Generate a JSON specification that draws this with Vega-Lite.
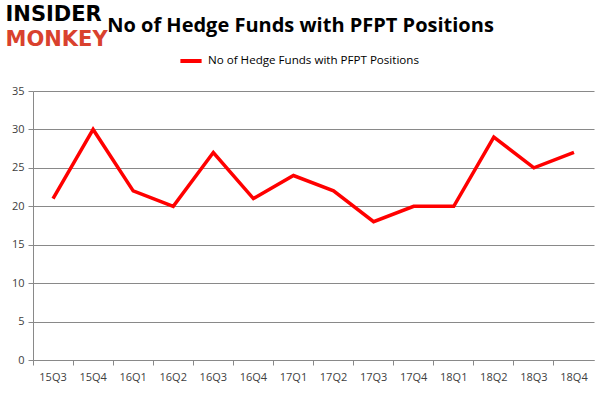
{
  "$schema": "https://vega.github.io/schema/vega-lite/v6.json",
  "width": 561,
  "height": 269,
  "autosize": {"type": "none"},
  "padding": {"left": 33, "top": 91, "right": 7, "bottom": 36},
  "background": "white",
  "title": {
    "text": "No of Hedge Funds with PFPT Positions",
    "font": "Open Sans",
    "fontSize": 20,
    "fontWeight": "bold",
    "color": "#000000",
    "anchor": "middle",
    "dx": -13,
    "offset": -33
  },
  "data": {
    "values": [
      {"quarter": "15Q3", "funds": 21, "series": "No of Hedge Funds with PFPT Positions"},
      {"quarter": "15Q4", "funds": 30, "series": "No of Hedge Funds with PFPT Positions"},
      {"quarter": "16Q1", "funds": 22, "series": "No of Hedge Funds with PFPT Positions"},
      {"quarter": "16Q2", "funds": 20, "series": "No of Hedge Funds with PFPT Positions"},
      {"quarter": "16Q3", "funds": 27, "series": "No of Hedge Funds with PFPT Positions"},
      {"quarter": "16Q4", "funds": 21, "series": "No of Hedge Funds with PFPT Positions"},
      {"quarter": "17Q1", "funds": 24, "series": "No of Hedge Funds with PFPT Positions"},
      {"quarter": "17Q2", "funds": 22, "series": "No of Hedge Funds with PFPT Positions"},
      {"quarter": "17Q3", "funds": 18, "series": "No of Hedge Funds with PFPT Positions"},
      {"quarter": "17Q4", "funds": 20, "series": "No of Hedge Funds with PFPT Positions"},
      {"quarter": "18Q1", "funds": 20, "series": "No of Hedge Funds with PFPT Positions"},
      {"quarter": "18Q2", "funds": 29, "series": "No of Hedge Funds with PFPT Positions"},
      {"quarter": "18Q3", "funds": 25, "series": "No of Hedge Funds with PFPT Positions"},
      {"quarter": "18Q4", "funds": 27, "series": "No of Hedge Funds with PFPT Positions"}
    ]
  },
  "mark": {"type": "line", "strokeWidth": 3.5, "strokeJoin": "miter", "strokeCap": "butt"},
  "encoding": {
    "x": {
      "field": "quarter",
      "type": "ordinal",
      "sort": null,
      "bandPosition": 0.5,
      "scale": {"type": "band", "paddingInner": 0, "paddingOuter": 0},
      "axis": {
        "title": "MONKEY",
        "titleFont": "DejaVu Sans",
        "titleFontSize": 21,
        "titleFontWeight": "bold",
        "titleColor": "#d9412e",
        "titleAlign": "left",
        "titleBaseline": "middle",
        "titleAngle": 0,
        "titleX": -28,
        "titleY": -321,
        "labelAngle": 0,
        "labelFont": "Open Sans",
        "labelFontSize": 11,
        "labelColor": "#404040",
        "labelPadding": 6,
        "bandPosition": 0,
        "ticks": true,
        "tickSize": 5,
        "tickColor": "#898989",
        "domainColor": "#898989",
        "grid": false
      }
    },
    "y": {
      "field": "funds",
      "type": "quantitative",
      "scale": {"domain": [0, 35]},
      "axis": {
        "values": [0, 5, 10, 15, 20, 25, 30, 35],
        "title": "INSIDER",
        "titleFont": "DejaVu Sans",
        "titleFontSize": 21,
        "titleFontWeight": "bold",
        "titleColor": "#000000",
        "titleAlign": "left",
        "titleBaseline": "middle",
        "titleAngle": 0,
        "titleX": -28,
        "titleY": -77,
        "labelFont": "Open Sans",
        "labelFontSize": 11,
        "labelColor": "#404040",
        "labelPadding": 4,
        "tickSize": 5,
        "tickColor": "#898989",
        "domainColor": "#898989",
        "grid": true,
        "gridColor": "#898989"
      }
    },
    "color": {
      "field": "series",
      "type": "nominal",
      "scale": {"range": ["#ff0000"]},
      "legend": {
        "title": null,
        "orient": "none",
        "legendX": 145,
        "legendY": -43,
        "symbolType": "stroke",
        "symbolSize": 450,
        "symbolStrokeWidth": 4,
        "labelFont": "Open Sans",
        "labelFontSize": 11.6,
        "labelLimit": 400,
        "labelColor": "#000000"
      }
    }
  },
  "config": {"view": {"stroke": null}}
}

### What to work on
Transcribe the material as is, with images omitted.

### Finished task
Generate a JSON specification that draws this with Vega-Lite.
{
  "$schema": "https://vega.github.io/schema/vega-lite/v6.json",
  "width": 561,
  "height": 269,
  "autosize": {"type": "none"},
  "padding": {"left": 33, "top": 91, "right": 7, "bottom": 36},
  "background": "white",
  "title": {
    "text": "No of Hedge Funds with PFPT Positions",
    "font": "Open Sans",
    "fontSize": 20,
    "fontWeight": "bold",
    "color": "#000000",
    "anchor": "middle",
    "dx": -13,
    "offset": -33
  },
  "data": {
    "values": [
      {"quarter": "15Q3", "funds": 21, "series": "No of Hedge Funds with PFPT Positions"},
      {"quarter": "15Q4", "funds": 30, "series": "No of Hedge Funds with PFPT Positions"},
      {"quarter": "16Q1", "funds": 22, "series": "No of Hedge Funds with PFPT Positions"},
      {"quarter": "16Q2", "funds": 20, "series": "No of Hedge Funds with PFPT Positions"},
      {"quarter": "16Q3", "funds": 27, "series": "No of Hedge Funds with PFPT Positions"},
      {"quarter": "16Q4", "funds": 21, "series": "No of Hedge Funds with PFPT Positions"},
      {"quarter": "17Q1", "funds": 24, "series": "No of Hedge Funds with PFPT Positions"},
      {"quarter": "17Q2", "funds": 22, "series": "No of Hedge Funds with PFPT Positions"},
      {"quarter": "17Q3", "funds": 18, "series": "No of Hedge Funds with PFPT Positions"},
      {"quarter": "17Q4", "funds": 20, "series": "No of Hedge Funds with PFPT Positions"},
      {"quarter": "18Q1", "funds": 20, "series": "No of Hedge Funds with PFPT Positions"},
      {"quarter": "18Q2", "funds": 29, "series": "No of Hedge Funds with PFPT Positions"},
      {"quarter": "18Q3", "funds": 25, "series": "No of Hedge Funds with PFPT Positions"},
      {"quarter": "18Q4", "funds": 27, "series": "No of Hedge Funds with PFPT Positions"}
    ]
  },
  "mark": {"type": "line", "strokeWidth": 3.5, "strokeJoin": "miter", "strokeCap": "butt"},
  "encoding": {
    "x": {
      "field": "quarter",
      "type": "ordinal",
      "sort": null,
      "bandPosition": 0.5,
      "scale": {"type": "band", "paddingInner": 0, "paddingOuter": 0},
      "axis": {
        "title": "MONKEY",
        "titleFont": "DejaVu Sans",
        "titleFontSize": 21,
        "titleFontWeight": "bold",
        "titleColor": "#d9412e",
        "titleAlign": "left",
        "titleBaseline": "middle",
        "titleAngle": 0,
        "titleX": -28,
        "titleY": -321,
        "labelAngle": 0,
        "labelFont": "Open Sans",
        "labelFontSize": 11,
        "labelColor": "#404040",
        "labelPadding": 6,
        "bandPosition": 0,
        "ticks": true,
        "tickSize": 5,
        "tickColor": "#898989",
        "domainColor": "#898989",
        "grid": false
      }
    },
    "y": {
      "field": "funds",
      "type": "quantitative",
      "scale": {"domain": [0, 35]},
      "axis": {
        "values": [0, 5, 10, 15, 20, 25, 30, 35],
        "title": "INSIDER",
        "titleFont": "DejaVu Sans",
        "titleFontSize": 21,
        "titleFontWeight": "bold",
        "titleColor": "#000000",
        "titleAlign": "left",
        "titleBaseline": "middle",
        "titleAngle": 0,
        "titleX": -28,
        "titleY": -77,
        "labelFont": "Open Sans",
        "labelFontSize": 11,
        "labelColor": "#404040",
        "labelPadding": 4,
        "tickSize": 5,
        "tickColor": "#898989",
        "domainColor": "#898989",
        "grid": true,
        "gridColor": "#898989"
      }
    },
    "color": {
      "field": "series",
      "type": "nominal",
      "scale": {"range": ["#ff0000"]},
      "legend": {
        "title": null,
        "orient": "none",
        "legendX": 145,
        "legendY": -43,
        "symbolType": "stroke",
        "symbolSize": 450,
        "symbolStrokeWidth": 4,
        "labelFont": "Open Sans",
        "labelFontSize": 11.6,
        "labelLimit": 400,
        "labelColor": "#000000"
      }
    }
  },
  "config": {"view": {"stroke": null}}
}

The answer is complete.